__DIRECTIVE__. Would you return all of this data exactly, leaving nothing out?

** begin **

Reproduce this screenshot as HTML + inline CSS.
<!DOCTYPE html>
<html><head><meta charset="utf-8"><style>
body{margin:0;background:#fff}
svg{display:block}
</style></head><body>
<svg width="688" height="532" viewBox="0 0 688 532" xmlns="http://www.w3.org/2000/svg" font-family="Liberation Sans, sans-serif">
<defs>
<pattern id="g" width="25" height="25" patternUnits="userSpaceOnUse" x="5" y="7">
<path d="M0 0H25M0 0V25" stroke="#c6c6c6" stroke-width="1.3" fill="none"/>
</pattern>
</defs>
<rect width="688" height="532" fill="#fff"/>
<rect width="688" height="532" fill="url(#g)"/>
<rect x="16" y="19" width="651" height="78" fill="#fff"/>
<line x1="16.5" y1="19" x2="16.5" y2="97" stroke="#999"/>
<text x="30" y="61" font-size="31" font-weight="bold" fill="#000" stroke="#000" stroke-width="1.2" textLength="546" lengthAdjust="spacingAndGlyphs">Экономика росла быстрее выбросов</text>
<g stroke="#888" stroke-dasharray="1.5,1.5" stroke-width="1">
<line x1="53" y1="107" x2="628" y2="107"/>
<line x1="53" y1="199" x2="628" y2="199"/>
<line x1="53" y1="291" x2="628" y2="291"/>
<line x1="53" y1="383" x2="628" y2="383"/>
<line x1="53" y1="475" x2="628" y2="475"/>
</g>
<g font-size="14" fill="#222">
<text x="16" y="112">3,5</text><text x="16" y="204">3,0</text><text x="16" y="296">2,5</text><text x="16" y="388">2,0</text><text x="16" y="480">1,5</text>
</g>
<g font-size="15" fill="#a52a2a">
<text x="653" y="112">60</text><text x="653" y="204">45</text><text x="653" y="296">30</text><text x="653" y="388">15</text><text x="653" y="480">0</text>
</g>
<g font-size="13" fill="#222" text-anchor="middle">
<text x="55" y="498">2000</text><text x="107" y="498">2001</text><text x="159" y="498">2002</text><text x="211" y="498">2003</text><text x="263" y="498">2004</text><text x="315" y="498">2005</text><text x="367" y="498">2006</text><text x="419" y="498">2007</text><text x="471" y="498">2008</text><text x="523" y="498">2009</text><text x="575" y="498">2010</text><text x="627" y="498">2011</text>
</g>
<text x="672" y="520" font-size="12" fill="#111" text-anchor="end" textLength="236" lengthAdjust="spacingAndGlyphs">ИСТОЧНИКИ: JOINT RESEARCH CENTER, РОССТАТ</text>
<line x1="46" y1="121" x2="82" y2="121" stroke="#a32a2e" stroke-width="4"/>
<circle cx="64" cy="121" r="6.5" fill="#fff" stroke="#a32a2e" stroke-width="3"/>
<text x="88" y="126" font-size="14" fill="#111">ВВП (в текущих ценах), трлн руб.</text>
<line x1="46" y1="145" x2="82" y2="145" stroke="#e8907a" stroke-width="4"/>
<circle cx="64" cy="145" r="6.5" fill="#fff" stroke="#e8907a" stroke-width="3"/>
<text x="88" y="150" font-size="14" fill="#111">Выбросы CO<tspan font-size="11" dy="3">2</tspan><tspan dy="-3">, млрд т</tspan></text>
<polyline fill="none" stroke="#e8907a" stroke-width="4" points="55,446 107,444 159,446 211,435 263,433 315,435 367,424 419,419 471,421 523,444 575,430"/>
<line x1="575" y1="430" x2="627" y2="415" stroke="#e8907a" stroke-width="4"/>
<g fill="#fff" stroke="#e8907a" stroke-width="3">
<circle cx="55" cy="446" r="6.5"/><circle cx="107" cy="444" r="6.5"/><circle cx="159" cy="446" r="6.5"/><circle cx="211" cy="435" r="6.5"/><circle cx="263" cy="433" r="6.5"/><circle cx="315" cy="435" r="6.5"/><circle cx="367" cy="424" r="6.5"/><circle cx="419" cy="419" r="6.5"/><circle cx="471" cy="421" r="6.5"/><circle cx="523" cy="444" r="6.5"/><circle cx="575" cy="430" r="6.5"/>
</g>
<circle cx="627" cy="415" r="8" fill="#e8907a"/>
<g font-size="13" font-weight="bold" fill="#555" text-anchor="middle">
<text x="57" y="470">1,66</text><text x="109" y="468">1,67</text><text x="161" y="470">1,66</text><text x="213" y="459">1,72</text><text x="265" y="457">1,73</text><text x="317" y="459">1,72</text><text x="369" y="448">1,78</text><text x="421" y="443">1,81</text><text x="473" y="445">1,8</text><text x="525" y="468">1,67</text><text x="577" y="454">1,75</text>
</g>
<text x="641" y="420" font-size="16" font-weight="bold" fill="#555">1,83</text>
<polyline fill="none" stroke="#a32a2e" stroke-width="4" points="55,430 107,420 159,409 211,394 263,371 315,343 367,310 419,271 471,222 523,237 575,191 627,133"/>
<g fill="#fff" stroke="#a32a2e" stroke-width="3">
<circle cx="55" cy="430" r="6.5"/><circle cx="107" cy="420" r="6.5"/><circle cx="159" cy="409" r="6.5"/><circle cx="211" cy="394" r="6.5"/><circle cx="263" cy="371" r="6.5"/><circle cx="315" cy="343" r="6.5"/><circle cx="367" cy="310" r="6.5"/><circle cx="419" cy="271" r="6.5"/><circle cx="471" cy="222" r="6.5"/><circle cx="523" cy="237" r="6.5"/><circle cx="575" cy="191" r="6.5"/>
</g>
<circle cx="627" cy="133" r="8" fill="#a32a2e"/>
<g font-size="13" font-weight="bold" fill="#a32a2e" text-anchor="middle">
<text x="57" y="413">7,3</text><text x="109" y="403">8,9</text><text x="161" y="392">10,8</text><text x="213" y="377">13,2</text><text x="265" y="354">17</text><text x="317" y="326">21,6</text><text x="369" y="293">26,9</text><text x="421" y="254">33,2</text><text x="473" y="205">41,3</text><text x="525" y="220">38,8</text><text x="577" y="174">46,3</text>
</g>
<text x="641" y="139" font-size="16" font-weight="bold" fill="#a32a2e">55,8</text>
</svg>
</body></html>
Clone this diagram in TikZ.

** end **

__RESPONSE__.
Reproduce this screenshot as HTML + inline CSS.
<!DOCTYPE html>
<html><head><meta charset="utf-8"><style>
body{margin:0;background:#fff}
svg{display:block}
</style></head><body>
<svg width="688" height="532" viewBox="0 0 688 532" xmlns="http://www.w3.org/2000/svg" font-family="Liberation Sans, sans-serif">
<defs>
<pattern id="g" width="25" height="25" patternUnits="userSpaceOnUse" x="5" y="7">
<path d="M0 0H25M0 0V25" stroke="#c6c6c6" stroke-width="1.3" fill="none"/>
</pattern>
</defs>
<rect width="688" height="532" fill="#fff"/>
<rect width="688" height="532" fill="url(#g)"/>
<rect x="16" y="19" width="651" height="78" fill="#fff"/>
<line x1="16.5" y1="19" x2="16.5" y2="97" stroke="#999"/>
<text x="30" y="61" font-size="31" font-weight="bold" fill="#000" stroke="#000" stroke-width="1.2" textLength="546" lengthAdjust="spacingAndGlyphs">Экономика росла быстрее выбросов</text>
<g stroke="#888" stroke-dasharray="1.5,1.5" stroke-width="1">
<line x1="53" y1="107" x2="628" y2="107"/>
<line x1="53" y1="199" x2="628" y2="199"/>
<line x1="53" y1="291" x2="628" y2="291"/>
<line x1="53" y1="383" x2="628" y2="383"/>
<line x1="53" y1="475" x2="628" y2="475"/>
</g>
<g font-size="14" fill="#222">
<text x="16" y="112">3,5</text><text x="16" y="204">3,0</text><text x="16" y="296">2,5</text><text x="16" y="388">2,0</text><text x="16" y="480">1,5</text>
</g>
<g font-size="15" fill="#a52a2a">
<text x="653" y="112">60</text><text x="653" y="204">45</text><text x="653" y="296">30</text><text x="653" y="388">15</text><text x="653" y="480">0</text>
</g>
<g font-size="13" fill="#222" text-anchor="middle">
<text x="55" y="498">2000</text><text x="107" y="498">2001</text><text x="159" y="498">2002</text><text x="211" y="498">2003</text><text x="263" y="498">2004</text><text x="315" y="498">2005</text><text x="367" y="498">2006</text><text x="419" y="498">2007</text><text x="471" y="498">2008</text><text x="523" y="498">2009</text><text x="575" y="498">2010</text><text x="627" y="498">2011</text>
</g>
<text x="672" y="520" font-size="12" fill="#111" text-anchor="end" textLength="236" lengthAdjust="spacingAndGlyphs">ИСТОЧНИКИ: JOINT RESEARCH CENTER, РОССТАТ</text>
<line x1="46" y1="121" x2="82" y2="121" stroke="#a32a2e" stroke-width="4"/>
<circle cx="64" cy="121" r="6.5" fill="#fff" stroke="#a32a2e" stroke-width="3"/>
<text x="88" y="126" font-size="14" fill="#111">ВВП (в текущих ценах), трлн руб.</text>
<line x1="46" y1="145" x2="82" y2="145" stroke="#e8907a" stroke-width="4"/>
<circle cx="64" cy="145" r="6.5" fill="#fff" stroke="#e8907a" stroke-width="3"/>
<text x="88" y="150" font-size="14" fill="#111">Выбросы CO<tspan font-size="11" dy="3">2</tspan><tspan dy="-3">, млрд т</tspan></text>
<polyline fill="none" stroke="#e8907a" stroke-width="4" points="55,446 107,444 159,446 211,435 263,433 315,435 367,424 419,419 471,421 523,444 575,430"/>
<line x1="575" y1="430" x2="627" y2="415" stroke="#e8907a" stroke-width="4"/>
<g fill="#fff" stroke="#e8907a" stroke-width="3">
<circle cx="55" cy="446" r="6.5"/><circle cx="107" cy="444" r="6.5"/><circle cx="159" cy="446" r="6.5"/><circle cx="211" cy="435" r="6.5"/><circle cx="263" cy="433" r="6.5"/><circle cx="315" cy="435" r="6.5"/><circle cx="367" cy="424" r="6.5"/><circle cx="419" cy="419" r="6.5"/><circle cx="471" cy="421" r="6.5"/><circle cx="523" cy="444" r="6.5"/><circle cx="575" cy="430" r="6.5"/>
</g>
<circle cx="627" cy="415" r="8" fill="#e8907a"/>
<g font-size="13" font-weight="bold" fill="#555" text-anchor="middle">
<text x="57" y="470">1,66</text><text x="109" y="468">1,67</text><text x="161" y="470">1,66</text><text x="213" y="459">1,72</text><text x="265" y="457">1,73</text><text x="317" y="459">1,72</text><text x="369" y="448">1,78</text><text x="421" y="443">1,81</text><text x="473" y="445">1,8</text><text x="525" y="468">1,67</text><text x="577" y="454">1,75</text>
</g>
<text x="641" y="420" font-size="16" font-weight="bold" fill="#555">1,83</text>
<polyline fill="none" stroke="#a32a2e" stroke-width="4" points="55,430 107,420 159,409 211,394 263,371 315,343 367,310 419,271 471,222 523,237 575,191 627,133"/>
<g fill="#fff" stroke="#a32a2e" stroke-width="3">
<circle cx="55" cy="430" r="6.5"/><circle cx="107" cy="420" r="6.5"/><circle cx="159" cy="409" r="6.5"/><circle cx="211" cy="394" r="6.5"/><circle cx="263" cy="371" r="6.5"/><circle cx="315" cy="343" r="6.5"/><circle cx="367" cy="310" r="6.5"/><circle cx="419" cy="271" r="6.5"/><circle cx="471" cy="222" r="6.5"/><circle cx="523" cy="237" r="6.5"/><circle cx="575" cy="191" r="6.5"/>
</g>
<circle cx="627" cy="133" r="8" fill="#a32a2e"/>
<g font-size="13" font-weight="bold" fill="#a32a2e" text-anchor="middle">
<text x="57" y="413">7,3</text><text x="109" y="403">8,9</text><text x="161" y="392">10,8</text><text x="213" y="377">13,2</text><text x="265" y="354">17</text><text x="317" y="326">21,6</text><text x="369" y="293">26,9</text><text x="421" y="254">33,2</text><text x="473" y="205">41,3</text><text x="525" y="220">38,8</text><text x="577" y="174">46,3</text>
</g>
<text x="641" y="139" font-size="16" font-weight="bold" fill="#a32a2e">55,8</text>
</svg>
</body></html>
Clone this diagram in TikZ.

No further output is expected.